Because of its irrational character, romanticism has a kind of emotional appeal which classicism can never have. It can sweep millions off their feet in no time, which classicism is incapable of doing. In politics, one of the mesmerizing notions begotten by romanticism is that of a saviour, who is capable of turning things around by sheer will and strength of character in an otherwise ‘decadent’ society.

In Pakistan, all conditions conducive to the rise of the political variety of romanticism have existed: democracy having had a chequered history, political expediency trumping rule of law as a matter of course, a long tradition of feudalism ennobling personal loyalty (‘namak halali’), the state’s indifference to the people’s plight, a culture of blind submission to the authority, lack of critical thinking even among the educated people, disenchantment of the middle class with the political system, and infatuation with sweeping changes.

It was such a milieu that midwifed the rise of Imran Khan. With or without taking a leaf out of the book of Carl Schmitt, Khan created politics primarily by defining the peoples’ enemies: the corrupt elite, which he called mafias, self-serving politicians, and rent-seeking businesspersons, with whom he ruled out compromise.

The youth – impatient and impressionable as they are everywhere – were enthralled by his potent anti-corruption, anti-elite narrative hook, line and sinker. Here was a leader who seemed capable of turning around their fortune and taking on their enemies head-on.

Last year, while facing a no-confidence motion as prime minister, Khan added the US to the list of people’s enemies by claiming that Washington had colluded with the opposition to bring him down. Subsequent events and Khan’s statements have left it abundantly clear that the conspiracy allegations were no more than a hoax designed to stir anti-American sentiments and lead the people down the garden path with regard to the performance of his government.

Since his exit from power, he has directed all his guns towards the powerful quarters, on whose coattails he rode to power, and whom he would praise to the skies day in and day out. At any rate, after the saviour had unambiguously and unequivocally defined the people’s enemies, it was up to them to strike the final blow, which they did – albeit abortively – on May 9.

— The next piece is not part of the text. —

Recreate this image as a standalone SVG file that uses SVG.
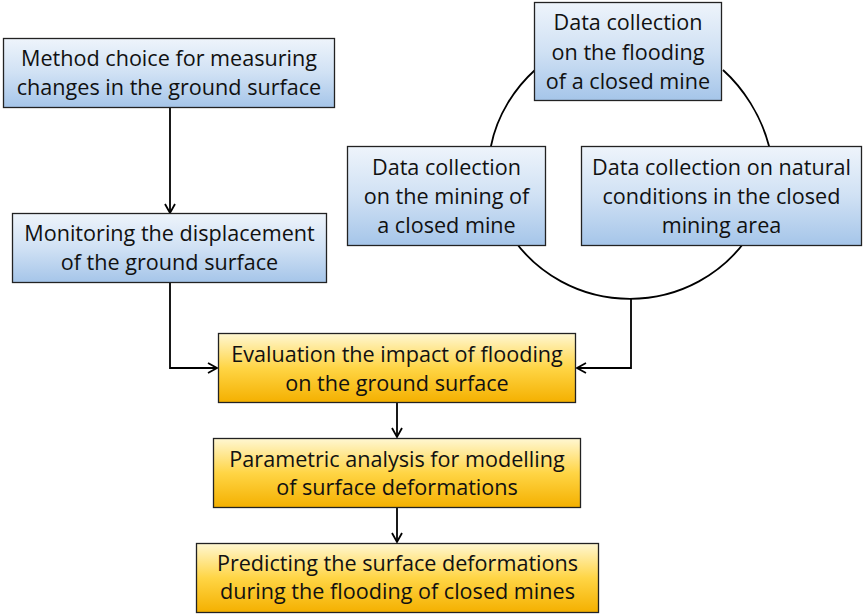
<svg xmlns="http://www.w3.org/2000/svg" width="866" height="615" viewBox="0 0 866 615">
<defs>
<linearGradient id="gBlue" x1="0" y1="0" x2="0" y2="1">
<stop offset="0" stop-color="#eef4fb"/>
<stop offset="0.5" stop-color="#d0e1f4"/>
<stop offset="1" stop-color="#a5c5e9"/>
</linearGradient>
<linearGradient id="gYel" x1="0" y1="0" x2="0" y2="1">
<stop offset="0" stop-color="#fff7d2"/>
<stop offset="0.5" stop-color="#ffd545"/>
<stop offset="1" stop-color="#f4b000"/>
</linearGradient>
<marker id="arr" markerUnits="userSpaceOnUse" markerWidth="12" markerHeight="12" refX="10" refY="6" orient="auto">
<path d="M1,1 L10,6 L1,11" fill="none" stroke="#000" stroke-width="1.8"/>
</marker>
</defs>
<style>
.blue{fill:url(#gBlue);stroke:#222;stroke-width:1.3}
.yel{fill:url(#gYel);stroke:#222;stroke-width:1.3}
.t{font-family:"Open Sans","Liberation Sans",sans-serif;font-size:21.6px;fill:#111;text-anchor:middle}
.c{fill:none;stroke:#000;stroke-width:1.8}
</style>
<rect width="866" height="615" fill="#fff"/>
<g id="connectors">
<path class="c" d="M545,61 L535,70 C515,88 497,115 491,146 L489,160"/>
<path class="c" d="M723,70 C743,88 761,115 769,146 L771,160"/>
<path class="c" d="M514,240 A142 139 0 0 0 746,240"/>
<path class="c" d="M170,108 V213" marker-end="url(#arr)"/>
<path class="c" d="M170,283 V368 H217" marker-end="url(#arr)"/>
<path class="c" d="M631,299 V368 H577" marker-end="url(#arr)"/>
<path class="c" d="M397,403 V437" marker-end="url(#arr)"/>
<path class="c" d="M397,508 V542" marker-end="url(#arr)"/>
</g>
<g id="n-method">
<rect class="blue" x="3.5" y="38.5" width="331" height="69"/>
<text class="t" x="169" y="66">Method choice for measuring</text>
<text class="t" x="169" y="95">changes in the ground surface</text>
</g>
<g id="n-monitor">
<rect class="blue" x="12.5" y="213.5" width="314" height="69"/>
<text class="t" x="169.5" y="241">Monitoring the displacement</text>
<text class="t" x="169.5" y="270">of the ground surface</text>
</g>
<g id="n-flood">
<rect class="blue" x="534.5" y="2.5" width="187" height="98"/>
<text class="t" x="628" y="30">Data collection</text>
<text class="t" x="628" y="60">on the flooding</text>
<text class="t" x="628" y="89">of a closed mine</text>
</g>
<g id="n-mining">
<rect class="blue" x="347.5" y="146.5" width="198" height="99"/>
<text class="t" x="446.5" y="175">Data collection</text>
<text class="t" x="446.5" y="204">on the mining of</text>
<text class="t" x="446.5" y="233">a closed mine</text>
</g>
<g id="n-natural">
<rect class="blue" x="581.5" y="146.5" width="280" height="99"/>
<text class="t" x="721.5" y="175">Data collection on natural</text>
<text class="t" x="721.5" y="204">conditions in the closed</text>
<text class="t" x="721.5" y="233">mining area</text>
</g>
<g id="n-eval">
<rect class="yel" x="218.5" y="333.5" width="357" height="69"/>
<text class="t" x="397" y="362">Evaluation the impact of flooding</text>
<text class="t" x="397" y="391">on the ground surface</text>
</g>
<g id="n-param">
<rect class="yel" x="213.5" y="438.5" width="367" height="69"/>
<text class="t" x="397" y="467">Parametric analysis for modelling</text>
<text class="t" x="397" y="495">of surface deformations</text>
</g>
<g id="n-predict">
<rect class="yel" x="196.5" y="543.5" width="402" height="69"/>
<text class="t" x="397.5" y="571">Predicting the surface deformations</text>
<text class="t" x="397.5" y="599">during the flooding of closed mines</text>
</g>
</svg>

If politics is the art of creating people’s enemies, it does not really matter whether those given such an epitaph are in reality so. In the end, what matters is that the people are manipulated into looking upon them as their foes. It is then that the perception becomes more important than the reality and the narrative clouds the facts.

By the same token, while the leader may appear dead set against the people’s ‘enemies’ – the electable, corrupt politicians, rent-seeking businesspersons, Washington and the powers that be – in reality he may be willing, if not desperate, to rub shoulder with them when doing so is in his interest. Verily, the best art is that which conceals itself.

The difference between a genuine romantic and one who is merely a caricature of it is that the former wholeheartedly believes in his narrative and would never embrace the people’s ‘enemies’ once they have been defined. In a word, a true romantic is stranger to the politics of opportunism. His ‘absolutely not’ will never give way to ‘absolutely yes.’

He will accept only those fellows in his ranks who, like him, are committed to the cause they are espousing and not just pulling the wool over the people’s eyes. Rain or shine, such people will stand by their leader, drawing sustenance from the principles that hold them together.

However, a league of opportunists resting on the common bond of power and all that it brings will remain intact as long as luck smiles on it. Once the chips are down, the alliance will crumble and its members will look for greener pastures. Overnight, the people’s ‘enemies’ will become their friends, as they would become those of the leader.